Everyone in pharma wants a piece of China. In spite of recent price cuts, China remains one of the fastest-growing drug markets in the world. The question is, what piece? And how can it be had? Apparently, Pfizer ($PFE) believes its best route to Chinese growth still lies with a series of partnerships.
As The Wall Street Journal reports, the U.S.-based drugmaker figures it can't grow fast enough in China on its own. The company already has a joint venture to develop generic drugs with Zhejiang Hisun Pharmaceuticals and a minority stake in Shanghai Pharmaceuticals, a key drug distributor. The company plans to double the staffing at its JV with Hisun, and it's working to pump up Prevenar vaccine sales in rural China with Shanghai Pharma's help.
|Wu Xiaobing, Pfizer's top official in China|
But it still wants more, says Wu Xiaobing, Pfizer's top official in China. "We're open for collaboration," Wu told the WSJ. "If we were alone, it would take such a long time to make our drugs accessible to patients."
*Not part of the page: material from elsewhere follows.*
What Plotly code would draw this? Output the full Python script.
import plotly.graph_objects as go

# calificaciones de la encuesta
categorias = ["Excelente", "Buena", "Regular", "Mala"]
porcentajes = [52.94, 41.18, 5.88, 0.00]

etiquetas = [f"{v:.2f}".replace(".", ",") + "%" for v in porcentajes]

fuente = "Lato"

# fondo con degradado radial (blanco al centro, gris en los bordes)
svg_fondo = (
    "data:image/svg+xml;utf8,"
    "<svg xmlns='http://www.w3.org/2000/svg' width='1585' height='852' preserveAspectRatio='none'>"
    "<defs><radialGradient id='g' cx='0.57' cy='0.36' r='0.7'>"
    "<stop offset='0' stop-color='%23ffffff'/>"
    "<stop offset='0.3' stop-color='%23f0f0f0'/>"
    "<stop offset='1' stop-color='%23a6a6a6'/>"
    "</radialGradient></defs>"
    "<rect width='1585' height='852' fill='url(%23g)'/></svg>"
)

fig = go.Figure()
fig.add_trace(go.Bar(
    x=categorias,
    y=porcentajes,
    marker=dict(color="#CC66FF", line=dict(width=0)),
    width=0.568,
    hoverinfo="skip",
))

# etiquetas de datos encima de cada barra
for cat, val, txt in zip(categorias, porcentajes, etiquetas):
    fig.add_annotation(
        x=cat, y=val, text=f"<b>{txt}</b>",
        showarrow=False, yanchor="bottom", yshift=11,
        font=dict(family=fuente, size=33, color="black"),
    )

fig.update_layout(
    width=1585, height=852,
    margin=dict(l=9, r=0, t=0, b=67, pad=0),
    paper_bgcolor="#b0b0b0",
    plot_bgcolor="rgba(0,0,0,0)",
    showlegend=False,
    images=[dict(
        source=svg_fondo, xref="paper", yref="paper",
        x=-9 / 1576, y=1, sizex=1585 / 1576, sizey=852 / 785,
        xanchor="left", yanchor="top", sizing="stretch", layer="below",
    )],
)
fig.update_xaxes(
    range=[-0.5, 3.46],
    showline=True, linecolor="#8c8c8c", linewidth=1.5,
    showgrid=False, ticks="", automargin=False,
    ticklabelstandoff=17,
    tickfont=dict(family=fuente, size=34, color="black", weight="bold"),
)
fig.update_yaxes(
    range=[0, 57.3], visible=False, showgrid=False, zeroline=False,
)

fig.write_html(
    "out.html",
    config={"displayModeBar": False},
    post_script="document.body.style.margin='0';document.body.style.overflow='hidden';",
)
Big Pharma has taken a variety of approaches to gaining market share in China. Novartis ($NVS) is in the process of investing $1.25 billion in two facilities there; it's constructing a $250 million R&D and manufacturing center in Changshu and spending another $1 billion over 5 years to beef up its Shanghai R&D operations. The Swiss drugmaker is also staffing up on the sales and marketing side. Merck ($MRK) just inked a joint venture with Simcere Pharmaceutical ($SCR) to develop and market drugs.